The major stock indexes fluctuated throughout the day before closing slightly lower. The Dow Jones industrial average fell nearly 17 points and has now lost almost 400 over four days. It was a typically slow summer Friday, but only partly due to vacations. Traders who were working had little reason to make any major moves because economic data remains confusing.

One of the biggest obstacles to a strong economic recovery is weak consumer spending. Friday’s reports about consumers’ attitudes and spending didn’t point to a shopping rebound anytime soon.

The Commerce Department said that retail sales rose 0.4 percent in July. That was an improvement after two months of sales declines, but just below economists’ forecast of a gain of 0.5 percent. While the report showed strength in auto sales due to buyers’ incentives, it also showed that consumers are shying away from other purchases.

Some better news came from the University of Michigan/Reuters survey of consumer sentiment for the first part of August, which showed consumers are slightly more optimistic. An index based on the survey came in at 69.6, slightly above analysts’ estimates and up from July’s 67.8.

But retailer J.C. Penney Co. lowered its earnings forecast for the year, citing expectations that consumer spending will be slow. J.C. Penney joined competitor Kohl’s Corp., which lowered its earnings outlook on Thursday.

These latest reports fell in line with a long string of conflicting data that has left investors unsure about where the economy is headed. Consumer spending has remained weak along with the labor market. And there are no signs that employers are ready to start hiring at a pace to help lift the economy.

Although J.C. Penney and Kohl’s were disappointments for investors, second-quarter earnings overall have been strong and company executives are optimistic.
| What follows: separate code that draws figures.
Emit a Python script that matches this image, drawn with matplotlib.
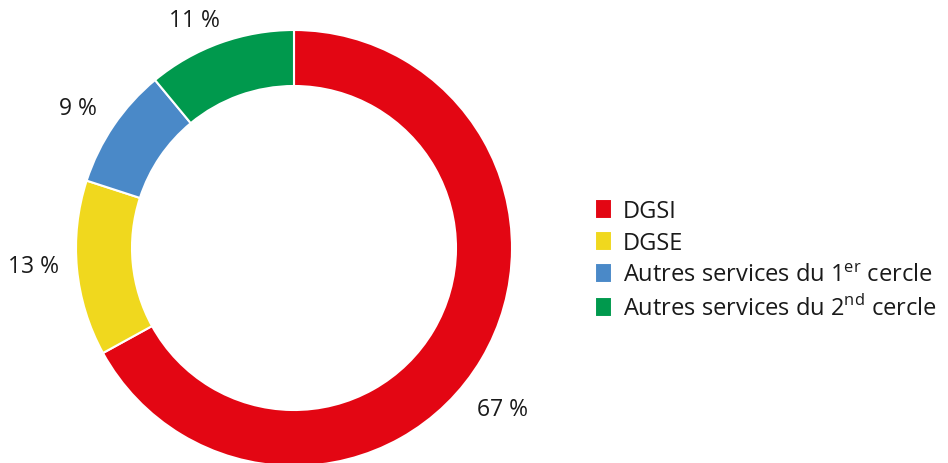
import matplotlib
matplotlib.use("Agg")
import matplotlib.pyplot as plt
import numpy as np

categories = ["DGSI", "DGSE", "Autres services du 1$^{\\mathrm{er}}$ cercle",
              "Autres services du 2$^{\\mathrm{nd}}$ cercle"]
values = [67, 13, 9, 11]
labels = ["67 %", "13 %", "9 %", "11 %"]
colors = ["#E30613", "#F0D81E", "#4A89C8", "#00994D"]

plt.rcParams['font.family'] = ['Open Sans', 'DejaVu Sans']
plt.rcParams['mathtext.fontset'] = 'custom'
plt.rcParams['mathtext.rm'] = 'Open Sans'

W, H = 948, 464
fig = plt.figure(figsize=(W / 100, H / 100), dpi=100)
R = 218
cx, cy = 294, 464 - 249
ax = fig.add_axes([(cx - R) / W, (cy - R) / H, 2 * R / W, 2 * R / H])

wedges, _ = ax.pie(values, colors=colors, startangle=90, counterclock=False,
                   radius=1.0, wedgeprops=dict(width=56 / 218, edgecolor='white', linewidth=1.5))
ax.set_xlim(-1, 1)
ax.set_ylim(-1, 1)
ax.set_aspect('equal')
ax.axis('off')

# label positions (angle in degrees, radius factor)
label_pos = [(-37.6, 1.21), (184.0, 1.20), (147.0, 1.18), (113.6, 1.14)]
for lab, (ang, r) in zip(labels, label_pos):
    a = np.deg2rad(ang)
    ax.text(r * np.cos(a), r * np.sin(a), lab, ha='center', va='center',
            fontsize=16.5, color='#1a1a1a', clip_on=False)

leg = fig.legend(wedges, categories, loc='center left',
                 bbox_to_anchor=(595 / W, 1 - 261 / H), frameon=False,
                 fontsize=17, handlelength=0.72, handleheight=0.95,
                 handletextpad=0.45, labelspacing=0.32, borderaxespad=0,
                 borderpad=0)
for t in leg.get_texts():
    t.set_color('#1a1a1a')

fig.savefig("out.png", dpi=100)
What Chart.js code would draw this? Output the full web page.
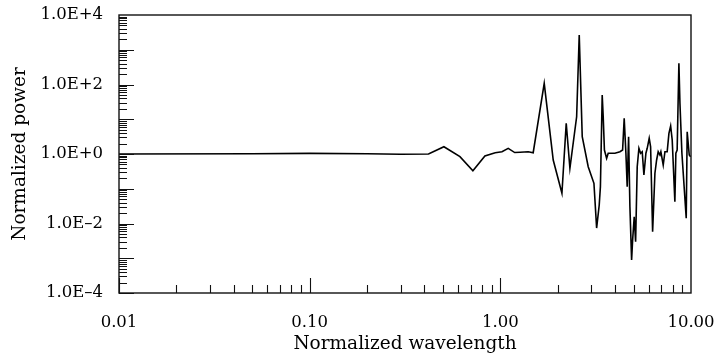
<!DOCTYPE html>
<html lang="en">
<head>
  <meta charset="UTF-8">
  <title>Normalized power spectrum</title>
  <script src="https://cdn.jsdelivr.net/npm/chart.js"></script>
  <style>
    body { margin: 0; background: #fff; }
    #wrap { width: 719px; height: 356px; }
  </style>
</head>
<body>
  <div id="wrap"><canvas id="chart" width="719" height="356"></canvas></div>
  <script>
    // wavelength (x) and power (y)
    const wavelength = [0.01, 0.05, 0.10, 0.20, 0.30, 0.42, 0.506, 0.614, 0.718, 0.83, 0.94, 1.02, 1.10, 1.19, 1.27, 1.40, 1.487,
      1.699, 1.894, 2.104, 2.216, 2.317, 2.513, 2.593, 2.689, 2.890, 3.097, 3.199, 3.301, 3.349, 3.422, 3.464, 3.515, 3.609, 3.679,
      3.99, 4.24, 4.378, 4.463, 4.556, 4.627, 4.707, 4.782, 4.881, 4.941, 5.037, 5.123, 5.223, 5.331, 5.442, 5.548, 5.662,
      5.801, 5.893, 6.037, 6.140, 6.290, 6.468, 6.602, 6.73, 6.87, 6.95, 7.15, 7.30, 7.50, 7.66, 7.82, 7.97, 8.23, 8.33,
      8.46, 8.64, 8.75, 8.96, 9.44, 9.55, 9.79, 9.95];
    const power = [1.0, 1.02, 1.04, 1.02, 0.98, 1.0, 1.62, 0.84, 0.33, 0.875, 1.09, 1.16, 1.45, 1.10, 1.12, 1.16, 1.09,
      108, 0.672, 0.074, 7.65, 0.388, 11.8, 2655, 3.15, 0.431, 0.1435, 0.0074, 0.034, 0.115, 49.9, 11.8, 1.30, 0.752, 1.05,
      1.05, 1.16, 1.30, 10.6, 1.05, 0.115, 3.15, 0.0304, 0.00089, 0.00335, 0.0157, 0.003, 0.431, 1.46, 1.05, 1.16, 0.249,
      1.05, 1.46, 2.83, 1.62, 0.0058, 0.279, 0.672, 1.16, 0.936, 1.16, 0.482, 1.16, 1.16, 3.94, 6.4, 2.53, 0.0424, 1.05,
      1.30, 407, 28.8, 1.05, 0.0141, 4.38, 0.936, 0.836];

    const xTicks = [0.01, 0.1, 1, 10];
    const xTickLabels = ['0.01', '0.10', '1.00', '10.00'];
    const yTicks = [1e-4, 1e-2, 1, 1e2, 1e4];
    const yTickLabels = ['1.0E\u20134', '1.0E\u20132', '1.0E+0', '1.0E+2', '1.0E+4'];

    const points = wavelength.map((w, i) => ({ x: w, y: power[i] }));
    const FONT = "'DejaVu Serif', 'Liberation Serif', serif";

    // frame and inward tick marks (major per decade, minor at 2..9)
    const frameTicks = {
      id: 'frameTicks',
      afterDraw(chart) {
        const { ctx, chartArea: a, scales } = chart;
        ctx.save();
        ctx.strokeStyle = '#111';
        ctx.lineWidth = 1.4;
        ctx.strokeRect(a.left, a.top, a.right - a.left, a.bottom - a.top);
        ctx.beginPath();
        for (let e = -2; e <= 0; e++) {
          for (let k = 1; k <= 9; k++) {
            const px = Math.round(scales.x.getPixelForValue(k * Math.pow(10, e))) + 0.5;
            const len = k === 1 ? 15 : 8;
            ctx.moveTo(px, a.bottom);
            ctx.lineTo(px, a.bottom - len);
          }
        }
        for (let e = -4; e <= 3; e++) {
          for (let k = 1; k <= 9; k++) {
            const py = Math.round(scales.y.getPixelForValue(k * Math.pow(10, e))) + 0.5;
            const len = k === 1 ? 15 : 8;
            ctx.moveTo(a.left, py);
            ctx.lineTo(a.left + len, py);
          }
        }
        ctx.lineWidth = 1.1;
        ctx.stroke();
        ctx.restore();
      }
    };

    // fixed plot box: drop the edge padding Chart.js adds for tick labels
    const noEdgePad = s => { s.paddingLeft = 0; s.paddingRight = 0; s.paddingTop = 0; s.paddingBottom = 0; };

    new Chart(document.getElementById('chart'), {
      type: 'line',
      data: {
        datasets: [{
          data: points,
          borderColor: '#000',
          borderWidth: 1.6,
          pointRadius: 0,
          tension: 0,
          fill: false
        }]
      },
      options: {
        responsive: false,
        animation: false,
        layout: { padding: { left: 0, top: 15, right: 28, bottom: 0 } },
        plugins: { legend: { display: false }, tooltip: { enabled: false } },
        scales: {
          x: {
            type: 'logarithmic',
            min: 0.01,
            max: 10,
            afterBuildTicks: s => { s.ticks = xTicks.map(v => ({ value: v })); },
            afterFit: s => { s.height = 63; noEdgePad(s); },
            grid: { display: false },
            border: { display: false },
            ticks: {
              autoSkip: false,
              maxRotation: 0,
              padding: 12,
              color: '#000',
              font: { family: FONT, size: 16.5 },
              callback: (v, i) => xTickLabels[i]
            },
            title: {
              display: true,
              text: 'Normalized wavelength',
              color: '#000',
              font: { family: FONT, size: 18.5 },
              padding: { top: 0, bottom: 1 }
            }
          },
          y: {
            type: 'logarithmic',
            min: 1e-4,
            max: 1e4,
            afterBuildTicks: s => { s.ticks = yTicks.map(v => ({ value: v })); },
            afterFit: s => { s.width = 119; noEdgePad(s); },
            grid: { display: false },
            border: { display: false },
            ticks: {
              autoSkip: false,
              padding: 8,
              color: '#000',
              font: { family: FONT, size: 16.5 },
              callback: (v, i) => yTickLabels[i]
            },
            title: {
              display: true,
              text: 'Normalized power',
              color: '#000',
              font: { family: FONT, size: 18.5 },
              padding: { top: 9, bottom: 0 }
            }
          }
        }
      },
      plugins: [frameTicks]
    });
  </script>
</body>
</html>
The split between economic and earnings numbers has added to investors’ murky view of the economy.

“We’re in a fragile market,” said Steven Goldman, chief market strategist, Weeden & Co. in Greenwich, Conn. He noted that the market’s decline is feeding the lack of confidence among consumers and investors.

The major indexes’ performance for the week shows how turbulent the market has been. The Dow is down 3.3 percent, while the S&P 500 is off 3.8 percent. The Nasdaq composite index had the steepest drop, 5 percent, in part because of a cautious economic outlook from Cisco Systems Inc.’s CEO, John Chambers. He echoed the words used last month by Federal Reserve Chairman Ben Bernanke, who called the outlook for the recovery “unusually uncertain.” Cisco, which makes networking equipment, is seen as an economic bellwether.